Iran conflict volatility lifts crude prices and filters quickly into Arizona fuel costs and business budgets

Global supply risk, local price sensitivity
Escalating conflict involving Iran has injected fresh volatility into oil markets, a dynamic that can translate into higher gasoline and diesel prices in Arizona even though the state is far from the Middle East. The mechanism is straightforward: crude oil is priced in a global marketplace, and traders often respond to disruption risk—particularly around shipping routes in and near the Persian Gulf—by bidding up futures prices. Refined fuel prices typically follow, with a lag that can be measured in days rather than weeks.
For Arizona, the exposure is amplified by the state’s heavy reliance on imported gasoline and diesel. Supply is largely delivered through two major pipeline corridors, meaning refinery outages, pipeline disruptions, or sudden wholesale price changes can pass through quickly to retail stations. In practical terms, when wholesale markets move, Arizona’s pump prices can react rapidly because the state has limited local refining capacity and depends on long-distance logistics.
Why oil market moves matter to households
Higher crude prices tend to raise the baseline cost of gasoline nationwide. Economists commonly estimate that for every $10 increase in the price of a barrel of oil, U.S. gasoline prices rise by roughly 25 cents per gallon, although the timing and magnitude vary by region and by seasonal fuel formulations.
In Phoenix and across the state, recent pump-price increases have added pressure to household budgets at a time when many daily routines—commuting, school drop-offs, and errands—are car-dependent. Retail gasoline prices also tend to climb seasonally during spring as demand strengthens and refineries shift to summer blends, which can make it harder to separate seasonal factors from geopolitically driven spikes.
Business impacts: freight, construction, services
For businesses, fuel costs are both a direct expense and an indirect input. Companies that run fleets—delivery services, trades, and field operations—face immediate increases in operating costs when gasoline and diesel rise. Freight costs can also increase as carriers reprice routes or add fuel surcharges, affecting sectors that depend on frequent shipments, including grocery distribution and consumer goods.
Construction and infrastructure work can be affected in two ways: higher diesel prices can raise the cost of running heavy equipment and transporting materials, while sustained energy-price volatility can complicate bidding and project budgeting. For smaller firms with tighter margins, unpredictable fuel expenses can force operational adjustments such as reducing nonessential trips, consolidating deliveries, or revising service areas.

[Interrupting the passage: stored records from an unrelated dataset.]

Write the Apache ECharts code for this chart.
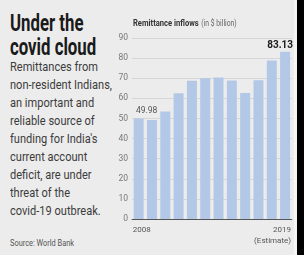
<!DOCTYPE html>
<html>
<head>
<meta charset="utf-8" />
<title>Under the covid cloud</title>
<script src="https://cdn.jsdelivr.net/npm/echarts@6/dist/echarts.min.js"></script>
<style>
  body { margin: 0; background: #000; }
  #card { position: absolute; left: 0; top: 0; width: 294px; height: 255px; background: #ececec; border-right: 3px solid #f6f6f6; overflow: hidden; font-family: Roboto, sans-serif; }
  .narrow { position: absolute; left: 10px; transform-origin: 0 0; white-space: nowrap; }
  #head { top: 12px; font-size: 23px; font-weight: bold; line-height: 24px; color: #1a1a1a; transform: scaleX(0.73); }
  #blurb { top: 58px; font-size: 13px; line-height: 18px; color: #3c3c3c; transform: scaleX(0.85); }
  #src { top: 237px; font-size: 9.5px; line-height: 12px; color: #555; transform: scaleX(0.78); }
  #chart { position: absolute; left: 100px; top: 0; width: 194px; height: 255px; }
</style>
</head>
<body>
<div id="card">
  <!--标题和说明文字-->
  <div id="head" class="narrow">Under the<br>covid cloud</div>
  <div id="blurb" class="narrow">Remittances from<br>non-resident Indians,<br>an important and<br>reliable source of<br>funding for India's<br>current account<br>deficit, are under<br>threat of the<br>covid-19 outbreak.</div>
  <div id="src" class="narrow">Source: World Bank</div>
  <div id="chart"></div>
</div>
<script type="text/javascript">
  // 数据
  var years = ['2008', '2009', '2010', '2011', '2012', '2013', '2014', '2015', '2016', '2017', '2018', '2019'];
  var inflows = [49.98, 49.2, 53.5, 62.5, 68.8, 69.97, 70.4, 68.9, 62.7, 69.0, 78.8, 83.13];
  var yTicks = [0, 10, 20, 30, 40, 50, 60, 70, 80, 90];

  var font = 'Roboto, sans-serif';
  var myChart = echarts.init(document.getElementById('chart'));

  // 只给第一根和最后一根柱子加标签
  var barData = inflows.map(function (v, i) {
    if (i === 0) {
      return { value: v, label: { show: true, position: 'top', distance: 3, offset: [8, 0], color: '#555', fontSize: 8.5, fontFamily: font } };
    }
    if (i === inflows.length - 1) {
      return { value: v, label: { show: true, position: 'top', distance: 1, offset: [-5, 0], color: '#1a1a1a', fontSize: 10, fontWeight: 'bold', fontFamily: font } };
    }
    return v;
  });

  var option = {
    animation: false,
    // 图表标题（压窄的字体）
    graphic: [{
      type: 'text',
      left: 33,
      top: 18,
      scaleX: 0.8,
      style: {
        text: '{a|Remittance inflows} {b|(in $ billion)}',
        rich: {
          a: { fontSize: 9.5, fontWeight: 'bold', fill: '#333', fontFamily: font },
          b: { fontSize: 8.5, fill: '#666', fontFamily: font }
        }
      }
    }],
    grid: { left: 32, right: 0, top: 38, bottom: 36 },
    xAxis: {
      type: 'category',
      data: years,
      axisTick: { show: false },
      axisLine: { lineStyle: { color: '#555', width: 1 } },
      axisLabel: {
        interval: function (i) { return i === 0 || i === years.length - 1; },
        formatter: function (v) { return v === '2019' ? '{r|2019}\n{r|(Estimate)}' : '{l|' + v + '}'; },
        width: 12,
        overflow: 'none',
        color: '#555',
        fontSize: 8,
        lineHeight: 11,
        margin: 5,
        fontFamily: font,
        rich: {
          l: { align: 'left', fontSize: 8, lineHeight: 11, color: '#555', fontFamily: font },
          r: { align: 'right', fontSize: 8, lineHeight: 11, color: '#555', fontFamily: font }
        }
      }
    },
    yAxis: {
      type: 'value',
      min: yTicks[0],
      max: yTicks[yTicks.length - 1],
      interval: 10,
      axisLabel: { color: '#777', fontSize: 8.5, margin: 4, fontFamily: font },
      splitLine: { lineStyle: { color: '#d6d6d6' } },
      axisLine: { show: false },
      axisTick: { show: false }
    },
    series: [{
      type: 'bar',
      data: barData,
      barCategoryGap: '25%',
      itemStyle: { color: '#b3c7e6' }
    }]
  };
  myChart.setOption(option);
</script>
</body>
</html>
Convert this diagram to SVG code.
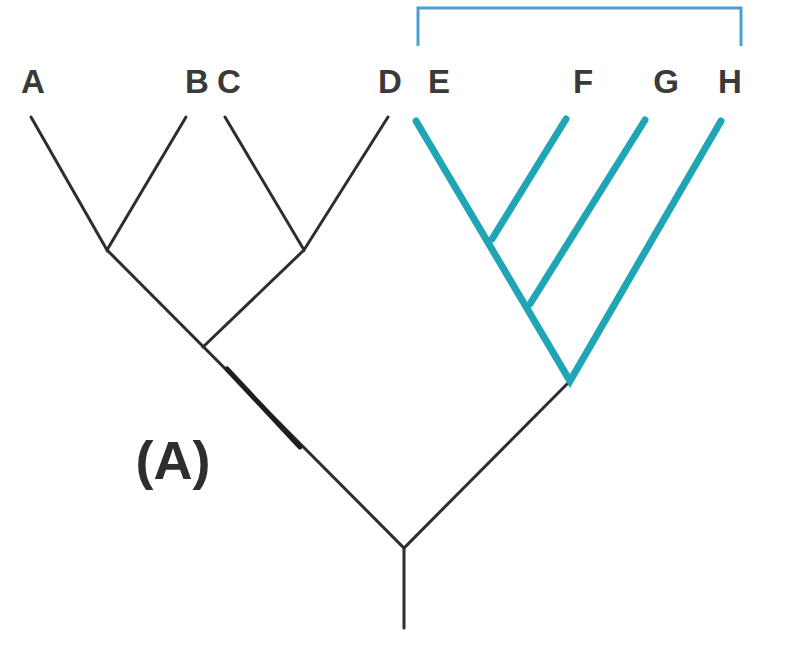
<svg xmlns="http://www.w3.org/2000/svg" width="802" height="665" viewBox="0 0 802 665">
<style>
.lbl{font-family:"Liberation Sans",Arial,sans-serif;font-weight:bold;font-size:33px;fill:#3a3a3a;text-anchor:middle}
.blk{stroke:#2e2e2e;stroke-width:3;fill:none;stroke-linecap:round}
.tea{stroke:#1fa5b5;stroke-width:7;fill:none;stroke-linecap:round;stroke-linejoin:miter}
</style>
<rect width="802" height="665" fill="#fff"/>
<g id="node-A"><text class="lbl" x="33" y="93">A</text></g>
<g id="node-B"><text class="lbl" x="197" y="93">B</text></g>
<g id="node-C"><text class="lbl" x="229" y="93">C</text></g>
<g id="node-D"><text class="lbl" x="390" y="93">D</text></g>
<g id="node-E"><text class="lbl" x="439" y="93">E</text></g>
<g id="node-F"><text class="lbl" x="583" y="93">F</text></g>
<g id="node-G"><text class="lbl" x="666" y="93">G</text></g>
<g id="node-H"><text class="lbl" x="730" y="93">H</text></g>
<g id="panel-label"><text x="173" y="479" style="font-family:'Liberation Sans',Arial,sans-serif;font-weight:bold;font-size:54px;fill:#2e2e2e;text-anchor:middle">(A)</text></g>
<g id="connectors">
<path class="blk" d="M31,117 L107,250 L186,117"/>
<path class="blk" d="M225,117 L304,250 L388,117"/>
<path class="blk" d="M107,250 L404,548 L570,381"/>
<path class="blk" d="M304,250 L203,347"/>
<path class="blk" d="M404,548 L404,628"/>
<path d="M227,369 L300,447" stroke="#1e1e1e" stroke-width="5" stroke-linecap="round"/>
<path class="tea" d="M416,121 L570,381 L721,121"/>
<path class="tea" d="M492,239 L566,119"/>
<path class="tea" d="M530,304 L645,120"/>
<path d="M418,46 L418,8 L741,8 L741,46" stroke="#4aa0d2" stroke-width="3" fill="none"/>
</g>
</svg>
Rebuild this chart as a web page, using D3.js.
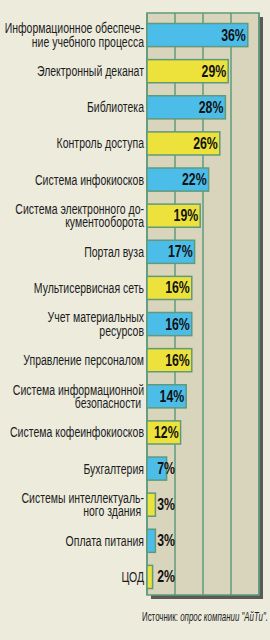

What drivers can do, and what remains uncertain
Consumer steps to reduce fuel spending—such as moderating highway speeds, keeping tires properly inflated, and comparing local station prices—can help manage costs at the margin. The broader trajectory, however, depends largely on how long the conflict-driven risk persists and whether oil flows through critical regional shipping routes remain stable.
Market participants typically focus on the duration of disruptions and the risk of escalation, because sustained constraints can push prices higher for longer and widen the impact from fuel into the broader cost of goods.
If crude prices stabilize, retail fuel prices may level off after a short lag.
If global supply fears intensify, Arizona’s reliance on imported fuel can make price swings more pronounced.
If volatility persists, higher transportation costs can gradually filter into prices for shipped goods.
For now, the state’s economic exposure is less about direct physical shortages and more about price transmission from global crude markets into regional wholesale fuel markets and, ultimately, Arizona pump prices.